Auch inszenatorisch präsentiert Sidney Lumet ein düsteres, sowie dreckiges Bild New Yorks. Dunkle Gassen, schäbige Hinterhöfe, Raub, Mord und Vergewaltigungen an jeder Straßenecke. Die Metropole ist ein Sumpf, das Ergebnis der Korruption, durch die Gesetz und Verbrechen Hand in Hand gehen. Lumets zynisches Bild reiht sich problemlos in die ebenfalls ungeschönten Betrachtungen von Filmen wie FRENCH CONNECTION (1971), HEXENKESSEL (1973) oder TAXI DRIVER (1976) ein.

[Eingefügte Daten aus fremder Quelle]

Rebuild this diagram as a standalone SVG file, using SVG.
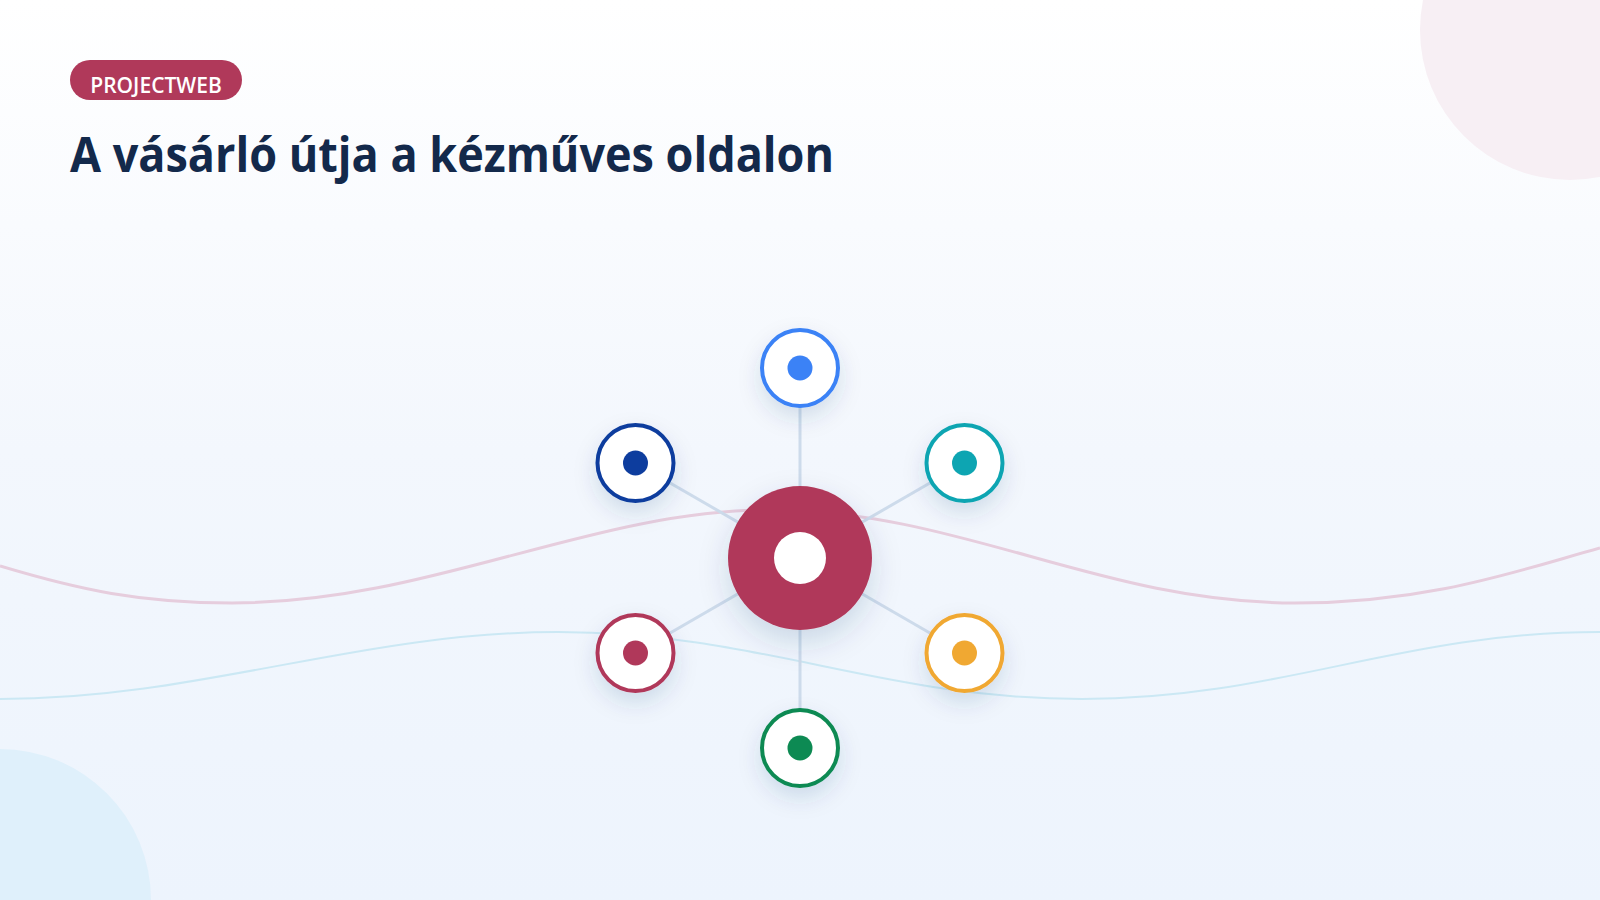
<svg xmlns="http://www.w3.org/2000/svg" width="1600" height="900" viewBox="0 0 1600 900">
  <defs>
    <linearGradient id="bg" x1="0" y1="0" x2="0" y2="1">
      <stop offset="0" stop-color="#ffffff"/>
      <stop offset="0.5" stop-color="#f3f7fd"/>
      <stop offset="1" stop-color="#edf4fd"/>
    </linearGradient>
    <filter id="shadow" x="-60%" y="-60%" width="220%" height="220%">
      <feDropShadow dx="0" dy="10" stdDeviation="11" flood-color="#1e3a6e" flood-opacity="0.14"/>
    </filter>
    <filter id="shadowBig" x="-60%" y="-60%" width="220%" height="220%">
      <feDropShadow dx="0" dy="12" stdDeviation="15" flood-color="#1e3a6e" flood-opacity="0.16"/>
    </filter>
  </defs>
  <style>
    .title { font-family: "Open Sans", "Noto Sans", "Liberation Sans", sans-serif; font-weight: 700; font-size: 48px; fill: #13294b; }
    .pilltext { font-family: "Open Sans", "Noto Sans", "Liberation Sans", sans-serif; font-weight: 600; font-size: 21px; fill: #ffffff; }
    .ring { fill: #ffffff; stroke-width: 4; }
    .link { stroke: #cddbeb; stroke-width: 3; fill: none; }
    .wave-pink { stroke: #e6cddd; stroke-width: 3; fill: none; }
    .wave-blue { stroke: #cbe8f4; stroke-width: 2; fill: none; }
  </style>

  <rect x="0" y="0" width="1600" height="900" fill="url(#bg)"/>
  <circle cx="1570" cy="30" r="150" fill="#f7eff4"/>
  <circle cx="0" cy="900" r="151" fill="#dff0fb"/>

  <path class="wave-pink" d="M0 566 C 80 590, 140 603, 232 603 C 430 603, 590 510, 770 510 C 960 510, 1100 603, 1295 603 C 1430 603, 1520 570, 1600 548"/>
  <path class="wave-blue" d="M0 699 C 200 699, 360 632, 558 632 C 760 632, 880 699, 1082 699 C 1280 699, 1400 632, 1600 632"/>

  <g id="badge">
    <rect x="70" y="60" width="172" height="40" rx="20" fill="#b0395a"/>
    <text class="pilltext" x="156" y="93" text-anchor="middle">PROJECTWEB</text>
  </g>
  <g id="title">
    <text class="title" x="70" y="172" textLength="764" lengthAdjust="spacingAndGlyphs">A vásárló útja a kézműves oldalon</text>
  </g>

  <g id="connectors">
    <line class="link" x1="800" y1="558" x2="800" y2="368"/>
    <line class="link" x1="800" y1="558" x2="964.5" y2="463"/>
    <line class="link" x1="800" y1="558" x2="964.5" y2="653"/>
    <line class="link" x1="800" y1="558" x2="800" y2="748"/>
    <line class="link" x1="800" y1="558" x2="635.5" y2="653"/>
    <line class="link" x1="800" y1="558" x2="635.5" y2="463"/>
  </g>

  <g id="node-top" filter="url(#shadow)">
    <circle class="ring" cx="800" cy="368" r="38" stroke="#3b82f6"/>
    <circle cx="800" cy="368" r="12.5" fill="#3b82f6"/>
  </g>
  <g id="node-top-right" filter="url(#shadow)">
    <circle class="ring" cx="964.5" cy="463" r="38" stroke="#10a5b2"/>
    <circle cx="964.5" cy="463" r="12.5" fill="#10a5b2"/>
  </g>
  <g id="node-bottom-right" filter="url(#shadow)">
    <circle class="ring" cx="964.5" cy="653" r="38" stroke="#f0a832"/>
    <circle cx="964.5" cy="653" r="12.5" fill="#f0a832"/>
  </g>
  <g id="node-bottom" filter="url(#shadow)">
    <circle class="ring" cx="800" cy="748" r="38" stroke="#0e8a52"/>
    <circle cx="800" cy="748" r="12.5" fill="#0e8a52"/>
  </g>
  <g id="node-bottom-left" filter="url(#shadow)">
    <circle class="ring" cx="635.5" cy="653" r="38" stroke="#b0395a"/>
    <circle cx="635.5" cy="653" r="12.5" fill="#b0395a"/>
  </g>
  <g id="node-top-left" filter="url(#shadow)">
    <circle class="ring" cx="635.5" cy="463" r="38" stroke="#0f3d9e"/>
    <circle cx="635.5" cy="463" r="12.5" fill="#0f3d9e"/>
  </g>
  <g id="node-center" filter="url(#shadowBig)">
    <circle cx="800" cy="558" r="72" fill="#b0395a"/>
    <circle cx="800" cy="558" r="26" fill="#ffffff"/>
  </g>
</svg>
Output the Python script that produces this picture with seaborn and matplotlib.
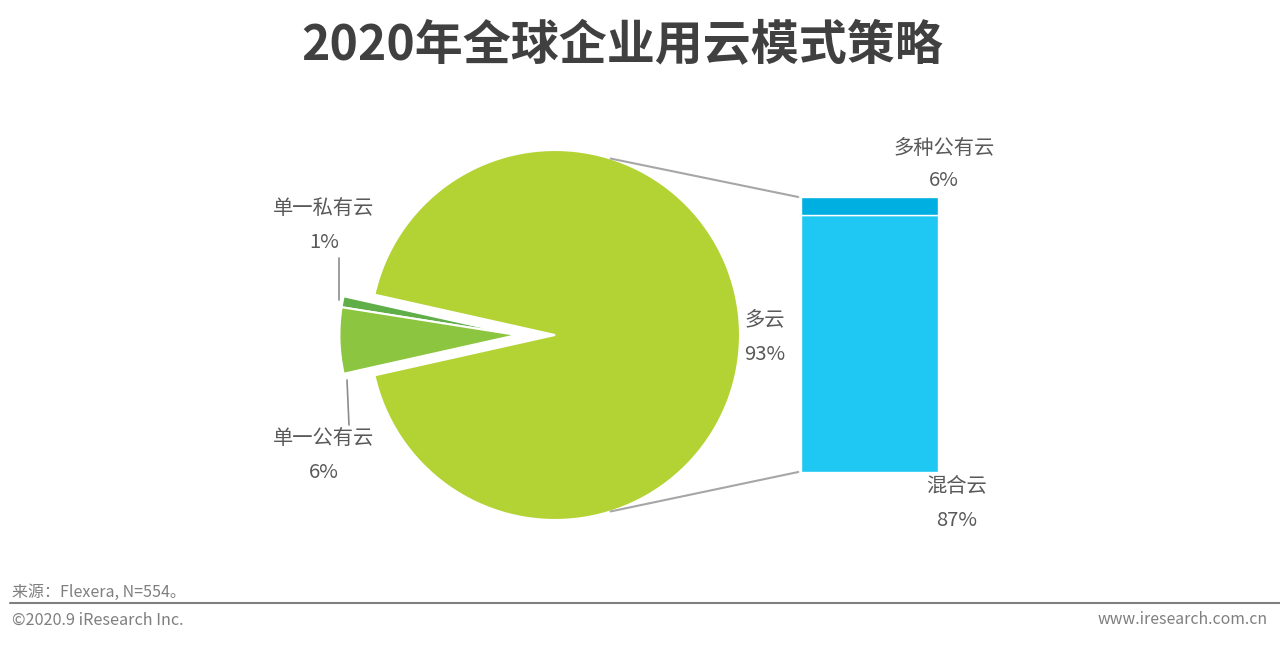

Studiocanal hat jüngst über ihr Sub-Label Arthaus den Cop-Klassiker in einer restaurierten Fassung veröffentlicht. So ist Lumets Thriller von nun an auch als 4K-Variante erhältlich, im schicken Steelbook, der auch eine normale Blu-ray beiliegt. Uns lag dankenswerterweise BD vor, die den Film in noch nie dagewesener Bild- und Tonqualität anbietet. SERPICO sieht verdammt gut aus, verfügt über eine detailreiche Schärfe und besitzt immer noch genug Filmkorn, um seine raue Authenzität zu bewahren. Einzig der leichte Blaustich könnte manche Filmfreunde etwas stören, für mich hat er allerdings perfekt zum Film gepasst. Der Ton klingt ebenfalls knackig, was die Restaurierung perfekt abrundet. Auch das Bonusmaterial kann überzeugen, denn neben dem Trailer und zwei Featurettes, bekommt der Zuschauer eine neue Dokumentation über den echten Frank Serpico.

Fazit:
Sidney Lumets SERPICO (1973) ist einer der großen „New Hollywood“-Klassiker, der dem Polizeiapparat gehörig an den Kragen geht. Die ungeschönte Darstellung von Korruption und Machtmissbrauch wird von einer rauen, dreckigen Inszenierung unterstützt, der ein großartig aufspielender Al Pacino den letzten Schliff verpasst. Ein Meisterwerk, das in jede gute Filmsammlung gehört.